▸ Problem description
Output the material word for word. Leave each picture out.

▸ Record excerpts
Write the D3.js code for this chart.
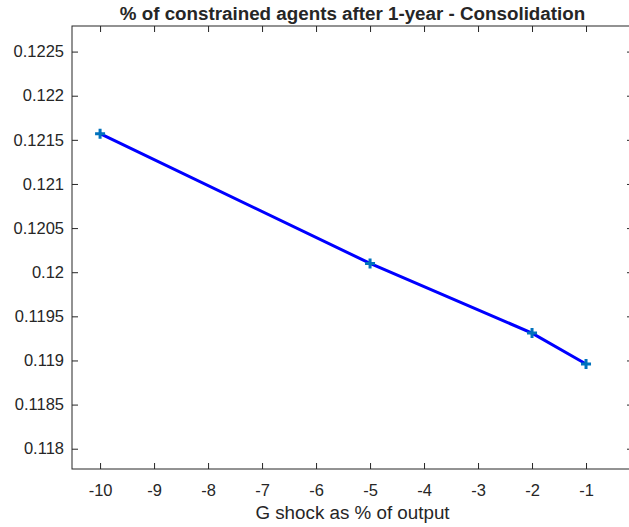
<!DOCTYPE html>
<html>
<head>
<meta charset="utf-8">
<script src="https://cdn.jsdelivr.net/npm/d3@7"></script>
<style>
  html, body { margin: 0; padding: 0; background: #fff; }
  svg { display: block; }
  text { font-family: "Liberation Sans", Arial, sans-serif; fill: #262626; }
</style>
</head>
<body>
<div id="chart"></div>
<script>
// Share of constrained agents one year after the G shock
const shockSizes = [-10, -5, -2, -1];
const constrainedShare = [0.12157, 0.12010, 0.11931, 0.11896];
const xTicks = [-10, -9, -8, -7, -6, -5, -4, -3, -2, -1];
const yTicks = [0.118, 0.1185, 0.119, 0.1195, 0.12, 0.1205, 0.121, 0.1215, 0.122, 0.1225];
const titleText = "% of constrained agents after 1-year - Consolidation";
const xLabelText = "G shock as % of output";

const W = 629, H = 527;
const plotL = 72, plotR = 633, plotT = 26, plotB = 469;

const svg = d3.select("#chart").append("svg")
  .attr("width", W).attr("height", H);

const x = d3.scaleLinear().domain([-10.52, -0.13]).range([plotL, plotR]);
const y = d3.scaleLinear().domain([0.11777, 0.12279]).range([plotB, plotT]);

const axisColor = "#262626";
const tickLen = 6;

// Box around the plot area
svg.append("rect")
  .attr("x", plotL).attr("y", plotT)
  .attr("width", plotR - plotL).attr("height", plotB - plotT)
  .attr("fill", "none").attr("stroke", axisColor).attr("stroke-width", 1);

// Bottom axis (ticks point inward); plain hyphen for negative numbers
const xAxis = d3.axisBottom(x).tickValues(xTicks).tickSize(-tickLen).tickPadding(15)
  .tickFormat(d => String(d));
const gx = svg.append("g").attr("transform", `translate(0,${plotB})`).call(xAxis);
// Mirrored ticks on top edge
const gxTop = svg.append("g").attr("transform", `translate(0,${plotT})`)
  .call(d3.axisTop(x).tickValues(xTicks).tickSize(-tickLen).tickFormat(""));

// Left axis
const yAxis = d3.axisLeft(y).tickValues(yTicks).tickSize(-tickLen).tickPadding(8)
  .tickFormat(d => String(+d.toFixed(4)));
const gy = svg.append("g").attr("transform", `translate(${plotL},0)`).call(yAxis);
// Mirrored ticks on right edge
const gyRight = svg.append("g").attr("transform", `translate(${plotR},0)`)
  .call(d3.axisRight(y).tickValues(yTicks).tickSize(-tickLen).tickFormat(""));

[gx, gxTop, gy, gyRight].forEach(g => {
  g.select(".domain").remove();
  g.selectAll(".tick line").attr("stroke", axisColor).attr("stroke-width", 1);
  g.selectAll(".tick text")
    .attr("fill", axisColor)
    .style("font-family", "'Liberation Sans', Arial, sans-serif")
    .style("font-size", "16.5px");
});

// Data line
const pts = shockSizes.map((s, i) => [s, constrainedShare[i]]);
svg.append("path")
  .datum(pts)
  .attr("fill", "none")
  .attr("stroke", "#0000ff")
  .attr("stroke-width", 3)
  .attr("d", d3.line().x(d => x(d[0])).y(d => y(d[1])));

// Plus markers
const m = 5;
svg.selectAll("path.marker").data(pts).enter().append("path")
  .attr("class", "marker")
  .attr("d", d => {
    const cx = x(d[0]), cy = y(d[1]);
    return `M${cx - m},${cy}H${cx + m}M${cx},${cy - m}V${cy + m}`;
  })
  .attr("stroke", "#0072BD")
  .attr("stroke-width", 3)
  .attr("fill", "none");

// Title
svg.append("text")
  .attr("x", (plotL + plotR) / 2).attr("y", 20)
  .attr("text-anchor", "middle")
  .style("font-size", "18.8px").style("font-weight", "bold")
  .attr("fill", "#000")
  .text(titleText);

// X axis label
svg.append("text")
  .attr("x", (plotL + plotR) / 2).attr("y", 519)
  .attr("text-anchor", "middle")
  .style("font-size", "18.8px")
  .text(xLabelText);
</script>
</body>
</html>
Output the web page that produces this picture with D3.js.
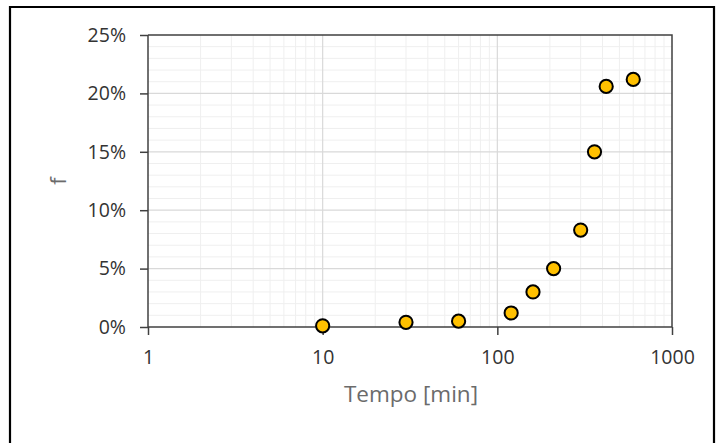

▸ In response
Write the D3.js code for this chart.
<!DOCTYPE html>
<html>
<head>
<meta charset="utf-8">
<script src="https://cdn.jsdelivr.net/npm/d3@7"></script>
<style>
  html, body { margin: 0; padding: 0; background: #fff; }
  svg { display: block; }
  text { font-family: "Liberation Sans", Arial, sans-serif; fill: #262626; }
</style>
</head>
<body>
<div id="chart"></div>
<script>
// Share of constrained agents one year after the G shock
const shockSizes = [-10, -5, -2, -1];
const constrainedShare = [0.12157, 0.12010, 0.11931, 0.11896];
const xTicks = [-10, -9, -8, -7, -6, -5, -4, -3, -2, -1];
const yTicks = [0.118, 0.1185, 0.119, 0.1195, 0.12, 0.1205, 0.121, 0.1215, 0.122, 0.1225];
const titleText = "% of constrained agents after 1-year - Consolidation";
const xLabelText = "G shock as % of output";

const W = 629, H = 527;
const plotL = 72, plotR = 633, plotT = 26, plotB = 469;

const svg = d3.select("#chart").append("svg")
  .attr("width", W).attr("height", H);

const x = d3.scaleLinear().domain([-10.52, -0.13]).range([plotL, plotR]);
const y = d3.scaleLinear().domain([0.11777, 0.12279]).range([plotB, plotT]);

const axisColor = "#262626";
const tickLen = 6;

// Box around the plot area
svg.append("rect")
  .attr("x", plotL).attr("y", plotT)
  .attr("width", plotR - plotL).attr("height", plotB - plotT)
  .attr("fill", "none").attr("stroke", axisColor).attr("stroke-width", 1);

// Bottom axis (ticks point inward); plain hyphen for negative numbers
const xAxis = d3.axisBottom(x).tickValues(xTicks).tickSize(-tickLen).tickPadding(15)
  .tickFormat(d => String(d));
const gx = svg.append("g").attr("transform", `translate(0,${plotB})`).call(xAxis);
// Mirrored ticks on top edge
const gxTop = svg.append("g").attr("transform", `translate(0,${plotT})`)
  .call(d3.axisTop(x).tickValues(xTicks).tickSize(-tickLen).tickFormat(""));

// Left axis
const yAxis = d3.axisLeft(y).tickValues(yTicks).tickSize(-tickLen).tickPadding(8)
  .tickFormat(d => String(+d.toFixed(4)));
const gy = svg.append("g").attr("transform", `translate(${plotL},0)`).call(yAxis);
// Mirrored ticks on right edge
const gyRight = svg.append("g").attr("transform", `translate(${plotR},0)`)
  .call(d3.axisRight(y).tickValues(yTicks).tickSize(-tickLen).tickFormat(""));

[gx, gxTop, gy, gyRight].forEach(g => {
  g.select(".domain").remove();
  g.selectAll(".tick line").attr("stroke", axisColor).attr("stroke-width", 1);
  g.selectAll(".tick text")
    .attr("fill", axisColor)
    .style("font-family", "'Liberation Sans', Arial, sans-serif")
    .style("font-size", "16.5px");
});

// Data line
const pts = shockSizes.map((s, i) => [s, constrainedShare[i]]);
svg.append("path")
  .datum(pts)
  .attr("fill", "none")
  .attr("stroke", "#0000ff")
  .attr("stroke-width", 3)
  .attr("d", d3.line().x(d => x(d[0])).y(d => y(d[1])));

// Plus markers
const m = 5;
svg.selectAll("path.marker").data(pts).enter().append("path")
  .attr("class", "marker")
  .attr("d", d => {
    const cx = x(d[0]), cy = y(d[1]);
    return `M${cx - m},${cy}H${cx + m}M${cx},${cy - m}V${cy + m}`;
  })
  .attr("stroke", "#0072BD")
  .attr("stroke-width", 3)
  .attr("fill", "none");

// Title
svg.append("text")
  .attr("x", (plotL + plotR) / 2).attr("y", 20)
  .attr("text-anchor", "middle")
  .style("font-size", "18.8px").style("font-weight", "bold")
  .attr("fill", "#000")
  .text(titleText);

// X axis label
svg.append("text")
  .attr("x", (plotL + plotR) / 2).attr("y", 519)
  .attr("text-anchor", "middle")
  .style("font-size", "18.8px")
  .text(xLabelText);
</script>
</body>
</html>
Output the web page that produces this picture with D3.js.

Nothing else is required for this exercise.